Community makes the library


By Bessie Sullivan

Published July 28 2016


We knew when it was built that it was special. How could it not be when it took so much collaboration to make it happen? The old Wilberforce library branch could not be made accessible so the Municipality of Highlands East wanted a new branch. The Haliburton County Public Library wanted a new branch because the old one according to provincial guidelines was too small.


Enter Fleming College which could build an interesting building using students in their Sustainable Building Design and Construction Program at an affordable cost to the municipality. Pat Marcotte who owns HavenCraft Designs in Bancroft was an instructor with the program and designed the building.

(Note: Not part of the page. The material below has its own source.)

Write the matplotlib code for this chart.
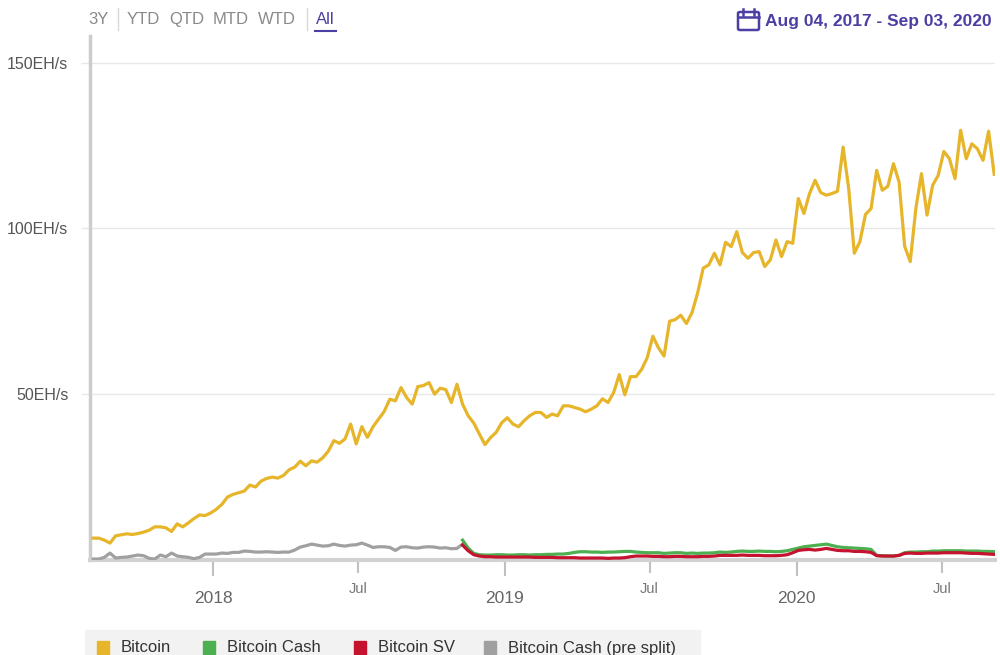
import matplotlib
matplotlib.use("Agg")
import pandas as pd
import matplotlib.pyplot as plt
import matplotlib.dates as mdates
from matplotlib.patches import Rectangle, FancyBboxPatch
from matplotlib.lines import Line2D

plt.rcParams['font.family'] = ['Liberation Sans', 'DejaVu Sans']

# Weekly hash rate readings (EH/s), starting Aug 04, 2017
start_date = "2017-08-04"

bitcoin = [
    6.6, 6.6, 6.0, 5.1, 7.3, 7.6, 7.9, 7.7, 8.0, 8.4,
    9.0, 10.0, 10.0, 9.7, 8.6, 10.9, 10.0, 11.2, 12.5, 13.6,
    13.4, 14.2, 15.3, 16.8, 19.0, 19.8, 20.3, 20.8, 22.6, 22.0,
    23.8, 24.6, 25.0, 24.7, 25.5, 27.2, 28.0, 29.8, 28.4, 29.9,
    29.5, 30.8, 32.8, 36.0, 35.2, 36.5, 41.0, 35.0, 40.2, 37.0,
    40.2, 42.5, 44.8, 48.5, 48.0, 52.0, 49.0, 47.0, 52.3, 52.6,
    53.5, 50.0, 51.8, 51.4, 47.5, 53.0, 47.0, 43.5, 41.3, 38.0,
    34.8, 36.9, 38.5, 41.4, 42.9, 41.0, 40.2, 42.0, 43.5, 44.5,
    44.5, 43.0, 44.0, 43.5, 46.5, 46.5, 46.0, 45.5, 44.7, 45.5,
    46.5, 48.6, 47.5, 50.5, 55.9, 49.8, 55.3, 55.3, 57.5, 61.0,
    67.5, 64.0, 61.5, 72.0, 72.5, 73.8, 71.3, 74.6, 80.5, 88.0,
    89.0, 92.5, 89.0, 95.8, 94.5, 99.0, 92.7, 91.0, 92.7, 93.0,
    88.5, 90.5, 96.5, 91.5, 96.0, 95.5, 109.0, 104.5, 110.5, 114.5,
    110.8, 110.0, 110.5, 111.2, 124.5, 112.0, 92.5, 96.0, 104.2, 106.0,
    117.5, 111.5, 112.7, 119.5, 114.0, 94.6, 90.0, 106.0, 116.5, 104.0,
    113.0, 116.0, 123.2, 121.0, 115.0, 129.6, 121.0, 125.5, 124.0, 120.5,
    129.3, 116.3,
]

# Bitcoin Cash before the Nov 2018 split (weeks 0-66)
bch_pre_split = [
    0.3, 0.3, 0.8, 2.1, 0.6, 0.8, 0.9, 1.2, 1.5, 1.3,
    0.5, 0.3, 1.5, 1.0, 2.1, 1.2, 1.0, 0.8, 0.4, 0.8,
    1.8, 1.8, 1.8, 2.1, 2.0, 2.3, 2.3, 2.7, 2.6, 2.4,
    2.4, 2.5, 2.4, 2.3, 2.4, 2.4, 3.0, 3.9, 4.3, 4.8,
    4.5, 4.2, 4.3, 4.8, 4.4, 4.2, 4.5, 4.6, 5.1, 4.5,
    3.8, 4.0, 4.0, 3.8, 2.9, 3.9, 4.0, 3.7, 3.6, 3.9,
    4.0, 3.9, 3.6, 3.7, 3.4, 3.5, 4.8,
]

# After the split (weeks 66-161)
bitcoin_cash = [
    6.0, 3.6, 2.0, 1.6, 1.5, 1.5, 1.6, 1.6, 1.5, 1.5,
    1.6, 1.6, 1.5, 1.6, 1.6, 1.7, 1.7, 1.8, 1.8, 2.0,
    2.3, 2.5, 2.5, 2.4, 2.4, 2.3, 2.4, 2.4, 2.5, 2.6,
    2.6, 2.4, 2.3, 2.2, 2.2, 2.2, 2.0, 2.1, 2.2, 2.2,
    2.0, 2.1, 2.0, 2.1, 2.1, 2.2, 2.4, 2.3, 2.4, 2.6,
    2.7, 2.6, 2.6, 2.7, 2.6, 2.6, 2.5, 2.6, 2.8, 3.2,
    3.6, 4.0, 4.2, 4.4, 4.6, 4.8, 4.4, 4.0, 3.8, 3.7,
    3.6, 3.5, 3.4, 3.2, 1.4, 1.3, 1.2, 1.2, 1.4, 2.2,
    2.4, 2.4, 2.5, 2.5, 2.7, 2.7, 2.8, 2.8, 2.8, 2.8,
    2.7, 2.7, 2.7, 2.6, 2.6, 2.5,
]

bitcoin_sv = [
    4.5, 2.8, 1.6, 1.2, 1.0, 1.0, 0.9, 0.9, 0.9, 0.9,
    0.9, 0.9, 0.9, 0.8, 0.8, 0.8, 0.8, 0.7, 0.7, 0.7,
    0.7, 0.6, 0.6, 0.6, 0.6, 0.6, 0.5, 0.6, 0.6, 0.7,
    1.0, 1.2, 1.2, 1.2, 1.1, 1.1, 1.0, 1.0, 1.1, 1.1,
    1.0, 1.0, 1.0, 1.1, 1.1, 1.2, 1.4, 1.4, 1.4, 1.4,
    1.5, 1.4, 1.4, 1.4, 1.3, 1.3, 1.3, 1.4, 1.6, 2.2,
    2.9, 3.1, 3.2, 3.0, 3.2, 3.5, 3.2, 2.9, 2.8, 2.8,
    2.6, 2.6, 2.5, 2.3, 1.3, 1.2, 1.2, 1.2, 1.4, 2.0,
    2.1, 2.0, 2.0, 2.1, 2.1, 2.1, 2.2, 2.2, 2.2, 2.2,
    2.1, 2.0, 2.0, 1.9, 1.8, 1.7,
]

y_ticks = [50, 100, 150]
ranges = ["3Y", "YTD", "QTD", "MTD", "WTD", "All"]
date_label = "Aug 04, 2017 - Sep 03, 2020"

c_btc = "#e6b52a"
c_bch = "#4caf50"
c_bsv = "#c4122f"
c_pre = "#a0a0a0"
purple = "#4b3fa3"

weeks = pd.date_range(start_date, periods=len(bitcoin), freq="7D")
split = len(bch_pre_split) - 1

fig = plt.figure(figsize=(10, 6.55), dpi=100)
ax = fig.add_axes([0.09, 0.145, 0.905, 0.8])

ax.plot(weeks, bitcoin, color=c_btc, lw=2.3, zorder=4)
ax.plot(weeks[:split + 1], bch_pre_split, color=c_pre, lw=2.3, zorder=3)
ax.plot(weeks[split:], bitcoin_cash, color=c_bch, lw=2.3, zorder=3)
ax.plot(weeks[split:], bitcoin_sv, color=c_bsv, lw=2.3, zorder=3)

ax.set_ylim(0, 158)
ax.set_xlim(pd.Timestamp("2017-07-31"), pd.Timestamp("2020-09-05"))
ax.set_yticks(y_ticks)
ax.set_yticklabels([f"{v}EH/s" for v in y_ticks])
ax.grid(axis="y", color="#e8e8e8", lw=1)
ax.set_axisbelow(True)

for s in ["top", "right"]:
    ax.spines[s].set_visible(False)
ax.spines["left"].set_color("#cccccc")
ax.spines["left"].set_linewidth(2.5)
ax.spines["bottom"].set_color("#d2d2d2")
ax.spines["bottom"].set_linewidth(3)

ax.tick_params(axis="y", length=6.5, width=1, color="#e8e8e8", pad=9,
               labelsize=11.5, labelcolor="#555555")

ax.xaxis.set_major_locator(mdates.YearLocator())
ax.xaxis.set_major_formatter(mdates.DateFormatter("%Y"))
ax.xaxis.set_minor_locator(mdates.MonthLocator(bymonth=7))
ax.xaxis.set_minor_formatter(mdates.DateFormatter("%b"))
ax.tick_params(axis="x", which="major", length=11.5, width=1.5, color="#c0c0c0",
               pad=11, labelsize=12.5, labelcolor="#666666")
ax.tick_params(axis="x", which="minor", length=9, width=1.5, color="#c0c0c0",
               pad=6.5, labelsize=10.5, labelcolor="#777777")

# range selector across the top
xs = [88, 127, 169, 213, 258, 316]
for lbl, x in zip(ranges, xs):
    fig.text(x / 1000, 1 - 24 / 655, lbl, fontsize=12,
             color=purple if lbl == "All" else "#8a8a8a", va="baseline", ha="left")
for x in [118, 307]:
    fig.add_artist(Line2D([x / 1000, x / 1000], [1 - 8 / 655, 1 - 30 / 655],
                          color="#d8d8d8", lw=1))
fig.add_artist(Line2D([315 / 1000, 336 / 1000], [1 - 31 / 655, 1 - 31 / 655],
                      color=purple, lw=1.5))

# date range with calendar icon
fig.text(992 / 1000, 1 - 26 / 655, date_label, fontsize=12.5, fontweight="bold",
         color=purple, ha="right", va="baseline")
fig.add_artist(FancyBboxPatch((738 / 1000, 1 - 30 / 655), 21 / 1000, 18 / 655,
                              boxstyle="round,pad=0,rounding_size=0.002",
                              fill=False, ec=purple, lw=1.8, transform=fig.transFigure))
fig.add_artist(Line2D([738 / 1000, 759 / 1000], [1 - 17 / 655, 1 - 17 / 655],
                      color=purple, lw=1.8))
for x in [743, 754]:
    fig.add_artist(Line2D([x / 1000, x / 1000], [1 - 9 / 655, 1 - 15 / 655],
                          color=purple, lw=1.8))

# legend strip at bottom
fig.add_artist(Rectangle((85 / 1000, 0), 615 / 1000, 25 / 655, color="#f2f2f2",
                         transform=fig.transFigure, zorder=0))
legend_items = [("Bitcoin", c_btc, 97), ("Bitcoin Cash", c_bch, 203),
                ("Bitcoin SV", c_bsv, 354), ("Bitcoin Cash (pre split)", c_pre, 484)]
for name, col, x in legend_items:
    fig.add_artist(Rectangle((x / 1000, 0), 12 / 1000, 14 / 655, color=col,
                             transform=fig.transFigure))
    fig.text((x + 24) / 1000, 1 - 648 / 655, name, fontsize=12, color="#333333",
             va="center", ha="left")

fig.savefig("out.png", dpi=100)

An enthusiastic group of fundraisers called the Library Launchers began planning almost right away to raise funds for shelving and furniture of the branch. This was in the fall of 2012. The building was built the funds were raised and the library branch opened in the spring of 2014. Fast forward to this month and the building has won a library architecture award. Many of the award jury comments revolved around the notion of community and how the drive of several organizations with limited resources has resulted in a well-loved community hub.


I came to this community in 2009 for a job. I believed that it would be a stepping stone for me; I’d stay for a few years get some experience and move onto a bigger library system. That was my thinking before I arrived. I figured I’d have trouble making friends knowing it was a close knit community and people were already set in their relationships. I didn’t know how my children or husband would adjust. Now more than seven years later I and they are deeply entrenched. We have all made wonderful friends here. I feel like the Wilberforce branch represents everything good about Haliburton County and everything I have grown to love.


Recently my father-in-law died and neither my husband nor I said much about it other than to our workplaces and closest friends. Through the community grapevine we were inundated with offers of support. My father-in-law isn’t even local he lived in Cornwall. We had a friend offer to come feed our cats while we were away.


Another friend knowing that our son was in the Highland Summer Festival’s production of Oliver and had to come back right after the funeral for a dress rehearsal volunteered to meet us halfway so the rest of the family could stay in Cornwall. Besides these things we were sent or hand delivered many cards of condolences and messages of support. The whole experience made us feel valued and cared for by our community. This is not the first crisis that the people of Haliburton have gotten me through and probably not the last.


The Wilberforce branch was one of five out of 14 submissions to win an award. It was honoured along with two branches of the Toronto Public Library Centennial College and Ryerson University. It was clear that our project stood out as it was the smallest the cheapest and the only one not in a city. It won because it exemplified the three criteria of the award: societal advancement technical advancement and environmental advancement.


That our library was able to triumph amongst such stiff competition is a testament of the unique nature of the people of Haliburton County who habitually come together and create something out of nothing in the most impressive ways.